Por Juan Sebastián Padilla

En un juicioso trabajo académico sobre el influjo social de los colonizadores en el Quindío[1], el doctor Manuel Álvarez de Roche (litigante sin título pero sin jerga barroca) elaboró una extensa lista de malhechores que llegaron desde Antioquia a principios del siglo 20. El registro es simple: al frente de cada nombre figura la información notarial y el prontuario delictivo. Entre desertores del ejército, excombatientes liberales de la Guerra de los Mil Días, revoltosos y atracadores, un nombre aparece sin información; una corta explicación remite al lector a la página siguiente. “Datos según cédula de vecindad: Víctor Suárez; nacido en San Juan de Urabá, 1886; matarife; rubio; ojos azules; cicatriz en pómulo izquierdo; no firma”. Después de la reseña, el doctor Álvarez justifica por qué Víctor Suárez merecía ocupar 23 páginas enteras y no un “angosto renglón”.

Esas 23 páginas se deslindan del esquemático estilo académico; son, por el contrario, una oda al cuchillero más famoso de Armenia en los años 30. Evitaré apelar a las citas fatigosas, quien desee puede consultar el texto. En su disertación, el doctor Álvarez ensaya una confesión genuina sobre la historia de Víctor Suárez y cuenta cómo se convirtió en su héroe. Habituado a las referencias librescas (según recordaba Humberto Jaramillo Ángel), el doctor Álvarez refiere que la “cobardía sustenta la admiración”, y que siempre fue un hombre cobarde que admiró lo épico. “Los pistoletazos del wéstern son harto ficticios —también dice— y lo más parecido que tenemos a lo épico es el cuchillo”.

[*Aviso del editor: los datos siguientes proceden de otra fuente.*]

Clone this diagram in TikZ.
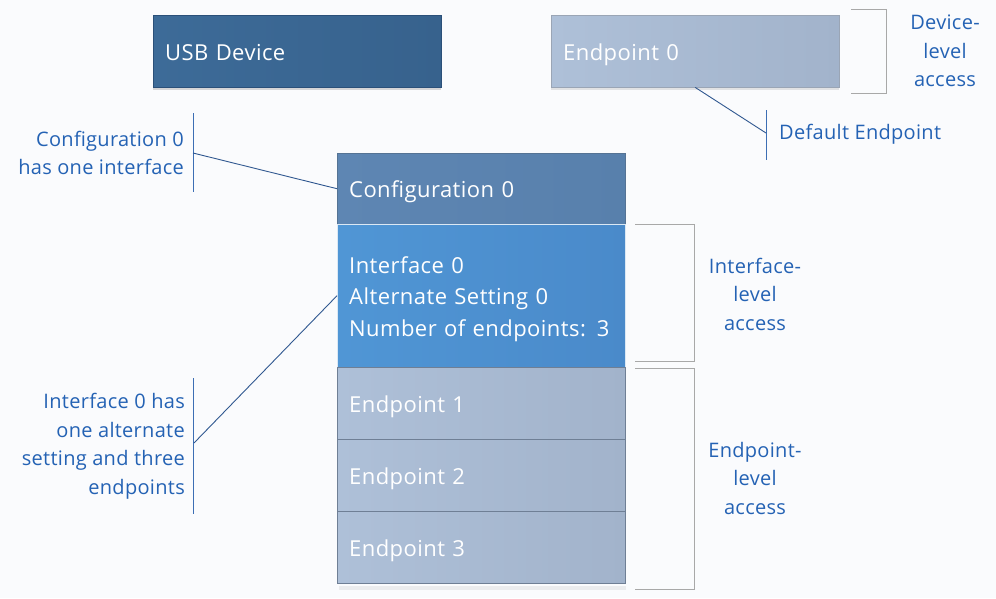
\documentclass[tikz,border=0pt]{standalone}
\usepackage{fontspec}
\setmainfont{Open Sans}
\newfontfamily\boxfont[LetterSpace=2]{Open Sans}
\newfontfamily\lblfont[LetterSpace=1.5]{Open Sans}
\usetikzlibrary{shadows}
\definecolor{bgc}{HTML}{FAFBFD}
\definecolor{usbL}{HTML}{3D6B98}
\definecolor{usbR}{HTML}{37628D}
\definecolor{usbD}{HTML}{2B5079}
\definecolor{cfgL}{HTML}{5E86B3}
\definecolor{cfgR}{HTML}{5880AC}
\definecolor{ifcL}{HTML}{5096D5}
\definecolor{ifcR}{HTML}{4A8ACA}
\definecolor{epL}{HTML}{AEC0D8}
\definecolor{epR}{HTML}{A2B3CB}
\definecolor{epD}{HTML}{6F7F95}
\definecolor{lblc}{HTML}{2462B4}
\definecolor{linec}{HTML}{3C6EB4}
\definecolor{brc}{HTML}{A8A8A8}
\begin{document}
\begin{tikzpicture}[x=1pt,y=-1pt,
  blk/.style={rectangle, anchor=north west, text=white, inner xsep=12pt,
    font=\boxfont\fontsize{22}{31.5}\selectfont, align=left,
    minimum width=288pt, text width=264pt},
  oneline/.style={text height=18.5pt, text depth=0pt},
  usbbox/.style={blk, oneline, draw=usbD, left color=usbL, right color=usbR,
    minimum height=72pt, drop shadow={opacity=0.3, shadow xshift=0pt, shadow yshift=-3pt}},
  cfgbox/.style={blk, oneline, draw=usbD!80, left color=cfgL, right color=cfgR, minimum height=71pt},
  ifcbox/.style={blk, draw=white!80!ifcR, left color=ifcL, right color=ifcR, minimum height=143pt},
  epbox/.style={blk, oneline, draw=epD, left color=epL, right color=epR, minimum height=72pt},
  lbl/.style={text=lblc, font=\lblfont\fontsize{20}{28.5}\selectfont, inner sep=0pt},
  bar/.style={draw=linec, line width=1pt},
  conn/.style={draw=linec!80!black, line width=0.9pt},
  brk/.style={draw=brc, line width=1pt}]
\fill[bgc] (0,0) rectangle (996,598);
\useasboundingbox (0,0) rectangle (996,598);

% top boxes
\node[usbbox] (usb) at (153,15) {USB Device};
\node[epbox, draw=epD!70, drop shadow={opacity=0.2, shadow xshift=0pt, shadow yshift=-3pt}] (ep0) at (551,15) {Endpoint 0};

% stack
\fill[black, opacity=0.06] (339,586) rectangle (626,590);
\node[cfgbox] (cfg) at (337,153) {Configuration 0};
\node[ifcbox] (ifc) at (337,224) {\rule{0pt}{23pt}Interface 0\\Alternate Setting 0\\Number of endpoints: 3};
\node[epbox] (ep1) at (337,367) {Endpoint 1};
\node[epbox] (ep2) at (337,439) {Endpoint 2};
\node[epbox] (ep3) at (337,511) {Endpoint 3};

% brackets
\draw[brk] (851,9) -- (886,9) -- (886,93) -- (851,93);
\draw[brk] (635,224) -- (694,224) -- (694,361) -- (635,361);
\draw[brk] (635,368) -- (694,368) -- (694,589) -- (635,589);

\node[lbl, align=center] (devacc) at (945,51) {Device-\\level\\access};
\node[lbl, align=center] (ifacc) at (755,294) {Interface-\\level\\access};
\node[lbl, align=center] (epacc) at (755,478) {Endpoint-\\level\\access};

% default endpoint label
\coordinate (deftop) at (766,110);
\coordinate (defbot) at (766,160);
\coordinate (defmid) at (766,133);
\draw[bar] (deftop) -- (defbot);
\node[lbl, anchor=west] (deflbl) at (779,134) {Default Endpoint};
\draw[conn] (ep0.south) -- (defmid);

% configuration label
\coordinate (cbtop) at (193,113);
\coordinate (cbbot) at (193,192);
\coordinate (cbmid) at (193,153);
\draw[bar] (cbtop) -- (cbbot);
\node[lbl, align=right, anchor=east] (cfglbl) at (184,153) {Configuration 0\\has one interface};
\draw[conn] (cbmid) -- (cfg.west);

% interface label
\coordinate (ibtop) at (193,378);
\coordinate (ibbot) at (193,514);
\coordinate (ibmid) at (194,443);
\draw[bar] (ibtop) -- (ibbot);
\node[lbl, align=right, anchor=east] (ifclbl) at (185,446) {Interface 0 has\\one alternate\\setting and three\\endpoints};
\draw[conn] (ibmid) -- (ifc.west);
\end{tikzpicture}
\end{document}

El documento abunda en episodios discontinuos: la imagen de las calles de Armenia que aún tenían la dignidad de conservar la memoria de próceres y costumbres; los techos de tejas caídas y coloradas; las carretas desvencijadas tiradas por caballos laboriosos; pasos lentos y cansados; lupanares y suicidas. Junto a esa imagen de Armenia, la imagen de Víctor Suárez dándole muerte al inspector Guillermo Ríos; envolviéndose el poncho en el brazo para atender un “desafío amistoso” a puñal; tomando aguardiente con pólvora para despacharse a unos cuantos; cortándose dos dedos de una mano que le quedaron colgando después de una refriega.

¿Qué hizo que un bandido cuarteador de barrigas como sandías suscitase la admiración de un intelectual? El doctor Álvarez tardó más tiempo investigando la vida de Víctor Suárez que juntando los documentos que entramarían todo su proyecto académico. La verdad se muestra después de melancólicas espirales. La forma en la que murió Víctor Suárez causó una honda decepción en el doctor Álvarez; no comprendió —o no quiso comprender— el desencuentro entre una vida pendenciera y una muerte infame. De hecho, el asesino de Víctor Suárez no aparece entre las páginas; en una nota al margen, el doctor Álvarez advierte que su nombre “no merece evocación alguna”.

La desaparición de Alonso Quijano delata la nostalgia de Cervantes por dar fin a su héroe con una muerte cualquiera: “dio su espíritu, quiero decir que se murió”. Asimismo, el final de los días de Víctor Suárez, “un matón con aire mitológico”, según anotó el doctor Álvarez, encierra un patetismo absurdo. Como resistiéndose a escribirlo, el doctor Álvarez revela que Víctor Suárez murió de un disparo inculto. Otra escena repetida.

[1] El trabajo investigativo Herencias de la colonización antioqueña (1947) puede consultarse en el horrendo depósito de libros de la estación del ferrocarril.